Posted to user@beam.apache.org by Matthias Baetens <ma...@datatonic.com> on 2017/11/03 13:32:44 UTC
PipelineTest with TestStreams: unable to serialize
Hi all,
I'm currently trying to write a TestStream to validate the windowing logic
in a Beam pipeline.
I'm creating a teststream of Strings and applying the different PTransforms
to the stream, ending with a PAssert on some of the events I created
TestStream<String> events = TestStream.create(AvroCoder.of(String.class))
.addElements("", "")
.advanceWatermarkToInfinity();
PCollection<KV<String, ArrayList<String>>> eventsSessionised = p.apply(events)
.apply(new Processing(new TupleTag<invalidJSON>() {
}, new TupleTag<Event>() {
}, new TupleTag<Event>() {
}, eventsEnrichedKeyedTag, "", "", "")).get(eventsEnrichedKeyedTag)
.apply(new Sessionisation(SESSION_GAP_SIZE_HOURS, SESSION_CUT_OFF,
ALLOWED_LATENESS_MINUTES))
.apply(new Aggregation(uniqueEventsTag, new TupleTag<EventEnriched>() {
})).get(uniqueEventsTag).apply(ParDo.of(new EventToKV()));
PAssert.that(eventsSessionised).inOnTimePane(new
IntervalWindow(baseTime, endWindow1)).containsInAnyOrder(e1,
e2);
Running the test function with in a main functions (new
IngestionPipeLineTest().testOnTimeEvents();) causes the following error:
Exception in thread "main" java.lang.IllegalArgumentException: unable
to serialize
pointing at a custom DoFn which runs fine running the main pipeline.
Not sure why this error gets thrown all of a sudden, any pointers /
help would be greatly appreciated.
Full stacktrace:
Exception in thread "main" java.lang.IllegalArgumentException: unable
to serialize xxx
at org.apache.beam.sdk.util.SerializableUtils.serializeToByteArray(SerializableUtils.java:53)
at org.apache.beam.sdk.util.SerializableUtils.clone(SerializableUtils.java:90)
at org.apache.beam.sdk.transforms.ParDo$SingleOutput.<init>(ParDo.java:591)
at org.apache.beam.sdk.transforms.ParDo.of(ParDo.java:435)
at xxx.transforms.Processing.expand(Processing.java:52)
at xxx.transforms.Processing.expand(Processing.java:1)
at org.apache.beam.sdk.Pipeline.applyInternal(Pipeline.java:514)
at org.apache.beam.sdk.Pipeline.applyTransform(Pipeline.java:454)
at org.apache.beam.sdk.values.PCollection.apply(PCollection.java:284)

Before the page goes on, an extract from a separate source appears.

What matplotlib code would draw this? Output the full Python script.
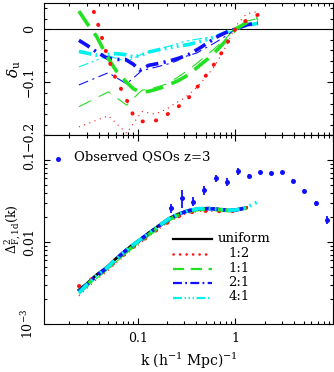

at xxx.IngestionPipeLineTest.testOnTimeEvents(IngestionPipeLineTest.java:96)
at xxx.IngestionPipeLineTest.main(IngestionPipeLineTest.java:155)
Caused by: java.io.NotSerializableException:
org.apache.beam.sdk.testing.TestPipeline
at java.io.ObjectOutputStream.writeObject0(ObjectOutputStream.java:1184)
at java.io.ObjectOutputStream.defaultWriteFields(ObjectOutputStream.java:1548)
at java.io.ObjectOutputStream.writeSerialData(ObjectOutputStream.java:1509)
at java.io.ObjectOutputStream.writeOrdinaryObject(ObjectOutputStream.java:1432)
at java.io.ObjectOutputStream.writeObject0(ObjectOutputStream.java:1178)
at java.io.ObjectOutputStream.defaultWriteFields(ObjectOutputStream.java:1548)
at java.io.ObjectOutputStream.writeSerialData(ObjectOutputStream.java:1509)
at java.io.ObjectOutputStream.writeOrdinaryObject(ObjectOutputStream.java:1432)
at java.io.ObjectOutputStream.writeObject0(ObjectOutputStream.java:1178)
at java.io.ObjectOutputStream.defaultWriteFields(ObjectOutputStream.java:1548)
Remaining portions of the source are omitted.